The MEV angle: the real user pain NEAR is targeting

MEV is not just bots making money. MEV is regular users getting rekt in small ways, repeatedly, until they stop trading onchain.

Confidential execution is one of the more direct ways to reduce exploitable visibility, especially for:

  • Large swaps that telegraph price impact
  • Cross-chain or multi-step executions that take time
  • Strategies that rely on timing and would be copied if public

If NEAR Protocol can make "I want to trade onchain without getting farmed" a realistic default, that can be sticky. Not because it is trendy, but because it saves people money.

What to watch next

This rally was fueled by a feature launch, so the next phase is simple: does usage show up?

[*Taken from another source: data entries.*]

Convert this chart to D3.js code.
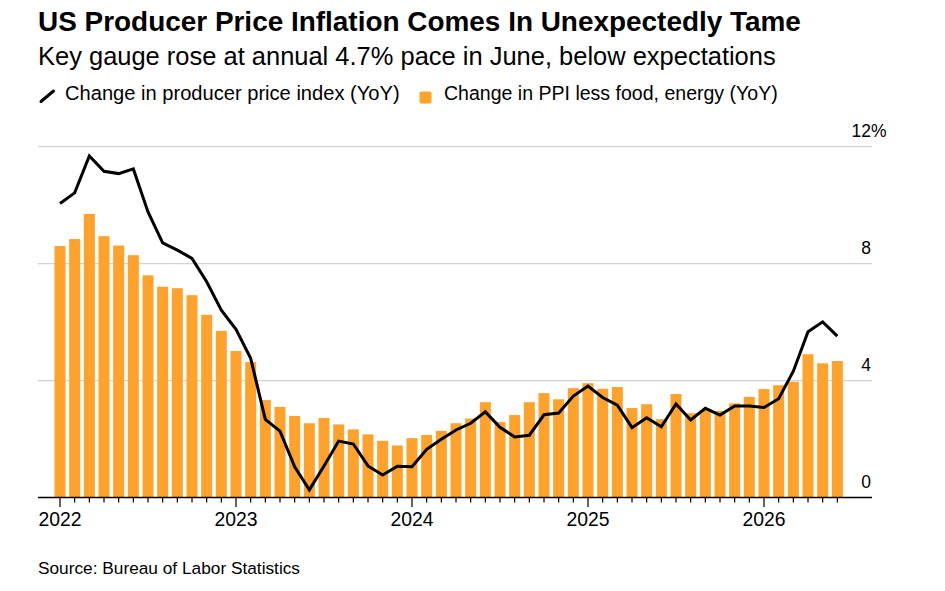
<!DOCTYPE html>
<html>
<head>
<meta charset="utf-8">
<script src="https://cdn.jsdelivr.net/npm/d3@7"></script>
<style>
  html, body { margin: 0; padding: 0; background: #fff; }
  svg { display: block; font-family: "Liberation Sans", Arial, Helvetica, sans-serif; }
</style>
</head>
<body>
<svg id="chart" width="945" height="591"></svg>
<script>
// ---- Data ----
const months = [
  "2022-01","2022-02","2022-03","2022-04","2022-05","2022-06","2022-07","2022-08","2022-09","2022-10","2022-11","2022-12",
  "2023-01","2023-02","2023-03","2023-04","2023-05","2023-06","2023-07","2023-08","2023-09","2023-10","2023-11","2023-12",
  "2024-01","2024-02","2024-03","2024-04","2024-05","2024-06","2024-07","2024-08","2024-09","2024-10","2024-11","2024-12",
  "2025-01","2025-02","2025-03","2025-04","2025-05","2025-06","2025-07","2025-08","2025-09","2025-10","2025-11","2025-12",
  "2026-01","2026-02","2026-03","2026-04","2026-05","2026-06"
];
const ppiYoY = [
  10.06, 10.42, 11.68, 11.16, 11.08, 11.24, 9.77, 8.71, 8.46, 8.18, 7.38, 6.41,
  5.75, 4.76, 2.67, 2.27, 1.05, 0.26, 1.08, 1.93, 1.83, 1.08, 0.77, 1.07,
  1.05, 1.65, 1.99, 2.31, 2.54, 2.93, 2.40, 2.07, 2.13, 2.83, 2.89, 3.47,
  3.81, 3.42, 3.16, 2.39, 2.73, 2.42, 3.20, 2.65, 3.05, 2.82, 3.13, 3.13,
  3.08, 3.38, 4.32, 5.67, 6.01, 5.52
];
const coreYoY = [
  8.60, 8.84, 9.70, 8.94, 8.62, 8.29, 7.60, 7.21, 7.16, 6.92, 6.25, 5.70,
  5.01, 4.63, 3.33, 3.10, 2.79, 2.54, 2.72, 2.50, 2.33, 2.16, 1.94, 1.78,
  2.03, 2.14, 2.28, 2.54, 2.70, 3.26, 2.58, 2.82, 3.26, 3.57, 3.36, 3.74,
  3.91, 3.72, 3.78, 3.06, 3.19, 2.68, 3.54, 2.88, 2.99, 2.96, 3.22, 3.44,
  3.71, 3.84, 3.96, 4.90, 4.59, 4.67
];
const yTicks = [0, 4, 8, 12];
const yearLabels = ["2022", "2023", "2024", "2025", "2026"];

const titleText = "US Producer Price Inflation Comes In Unexpectedly Tame";
const subtitleText = "Key gauge rose at annual 4.7% pace in June, below expectations";
const legendLine = "Change in producer price index (YoY)";
const legendBar = "Change in PPI less food, energy (YoY)";
const sourceText = "Source: Bureau of Labor Statistics";

// ---- Layout ----
const svg = d3.select("#chart");
const left = 38, right = 872;
const plotTop = 146.7, plotBottom = 497.5;
const barColor = "#ffa22b";

function fit(sel, width) {
  const w = sel.node().getComputedTextLength();
  const fs = parseFloat(sel.attr("font-size"));
  sel.attr("font-size", (fs * width / w).toFixed(2));
  return sel;
}

const x = d3.scaleBand()
  .domain(months)
  .range([52.67, 844.67])
  .paddingInner(0.25)
  .paddingOuter(0.125);
const cx = d => x(d) + x.bandwidth() / 2;

const y = d3.scaleLinear().domain([0, 12]).range([plotBottom, plotTop]);

// Titles
fit(svg.append("text").attr("x", 38).attr("y", 30.7).attr("font-size", 25)
  .attr("font-weight", "bold").attr("fill", "#000").text(titleText), 763);
fit(svg.append("text").attr("x", 38).attr("y", 65).attr("font-size", 22)
  .attr("fill", "#000").text(subtitleText), 738);

// Legend
svg.append("line").attr("x1", 41).attr("y1", 101.5).attr("x2", 53.5).attr("y2", 91)
  .attr("stroke", "#000").attr("stroke-width", 3).attr("stroke-linecap", "round");
fit(svg.append("text").attr("x", 65).attr("y", 100).attr("font-size", 18)
  .attr("fill", "#000").text(legendLine), 335);
svg.append("rect").attr("x", 419.5).attr("y", 91.5).attr("width", 12).attr("height", 12)
  .attr("rx", 2).attr("fill", barColor);
fit(svg.append("text").attr("x", 444).attr("y", 100).attr("font-size", 18)
  .attr("fill", "#000").text(legendBar), 334);

// Gridlines
const grid = svg.append("g");
grid.selectAll("line").data(yTicks.filter(d => d > 0)).join("line")
  .attr("x1", left).attr("x2", right)
  .attr("y1", d => y(d)).attr("y2", d => y(d))
  .attr("stroke", "#d3d3d3").attr("stroke-width", 1.3);

// Y labels
const yl = svg.append("g");
yTicks.forEach(t => {
  yl.append("text").attr("x", 871).attr("y", y(t) - 10)
    .attr("text-anchor", "end").attr("font-size", 17.5).attr("fill", "#000")
    .text(t);
  if (t === 12) {
    yl.append("text").attr("x", 871).attr("y", y(t) - 10)
      .attr("font-size", 17.5).attr("fill", "#000").text("%");
  }
});

// Bars
svg.append("g").selectAll("rect").data(months).join("rect")
  .attr("x", d => x(d))
  .attr("width", x.bandwidth())
  .attr("y", (d, i) => y(coreYoY[i]))
  .attr("height", (d, i) => y(0) - y(coreYoY[i]))
  .attr("fill", barColor);

// Line
const line = d3.line().x((d, i) => cx(months[i])).y(d => y(d));
svg.append("path").datum(ppiYoY)
  .attr("d", line).attr("fill", "none")
  .attr("stroke", "#000").attr("stroke-width", 3)
  .attr("stroke-linejoin", "miter");

// X axis
const xAxis = d3.axisBottom(x)
  .tickSize(5)
  .tickSizeOuter(0)
  .tickFormat(d => d.endsWith("-01") ? d.slice(0, 4) : "");
const gx = svg.append("g").attr("transform", `translate(0,${plotBottom})`).call(xAxis);
gx.select(".domain").remove();
gx.selectAll(".tick line").attr("stroke", "#000").attr("stroke-width", 1.2)
  .attr("y2", d => d.endsWith("-01") ? 9.5 : 5);
gx.selectAll(".tick text")
  .attr("font-family", "Liberation Sans, Arial, sans-serif")
  .attr("font-size", 18).attr("fill", "#000").attr("dy", 0).attr("y", 28.5)
  .filter(d => yearLabels.includes(d.slice(0, 4)) && d.endsWith("-01"))
  .each(function () { fit(d3.select(this), 43); });
svg.append("line").attr("x1", left).attr("x2", right)
  .attr("y1", plotBottom).attr("y2", plotBottom)
  .attr("stroke", "#000").attr("stroke-width", 1.3);

// Source
fit(svg.append("text").attr("x", 38).attr("y", 573.5).attr("font-size", 16)
  .attr("fill", "#000").text(sourceText), 262);
</script>
</body>
</html>
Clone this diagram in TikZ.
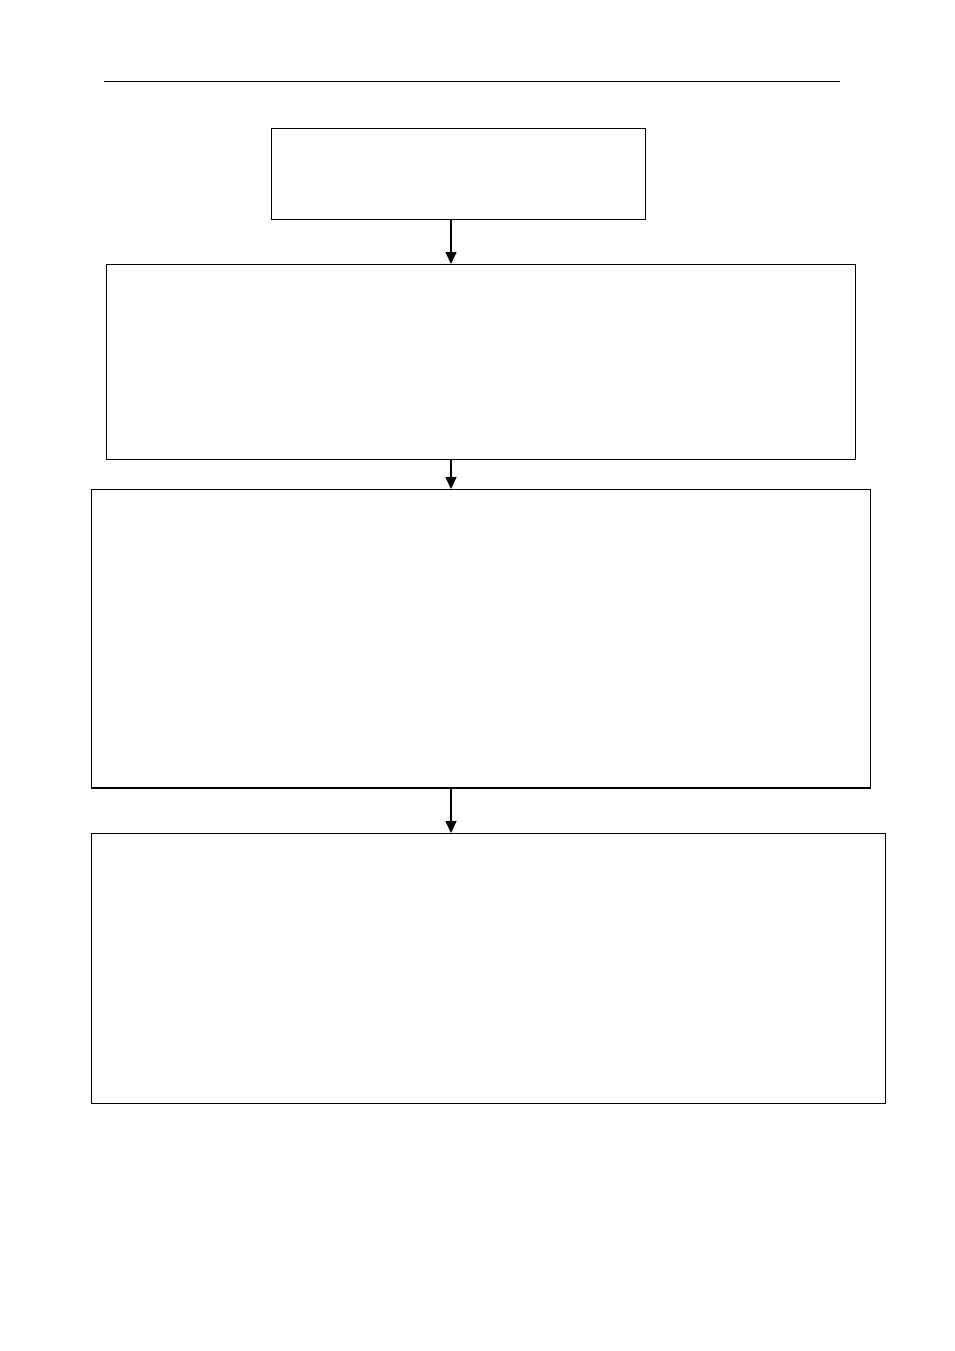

If NEAR Protocol holds these gains and onchain data starts reflecting real adoption of Confidential Intents (more confidential account activity, sustained volume, meaningful solver or app integration), watch for a continuation move as traders price in durable liquidity.

If price fades back below the breakout levels and usage does not materially increase, expect the market to re-rate the move as a headline pump, and the token could give back a chunk of that 17% spike and even part of the 40% weekly run.

Either way, the message is clear: privacy is not just a coin category anymore, it is becoming execution infrastructure. NEAR Protocol wants a seat at that table.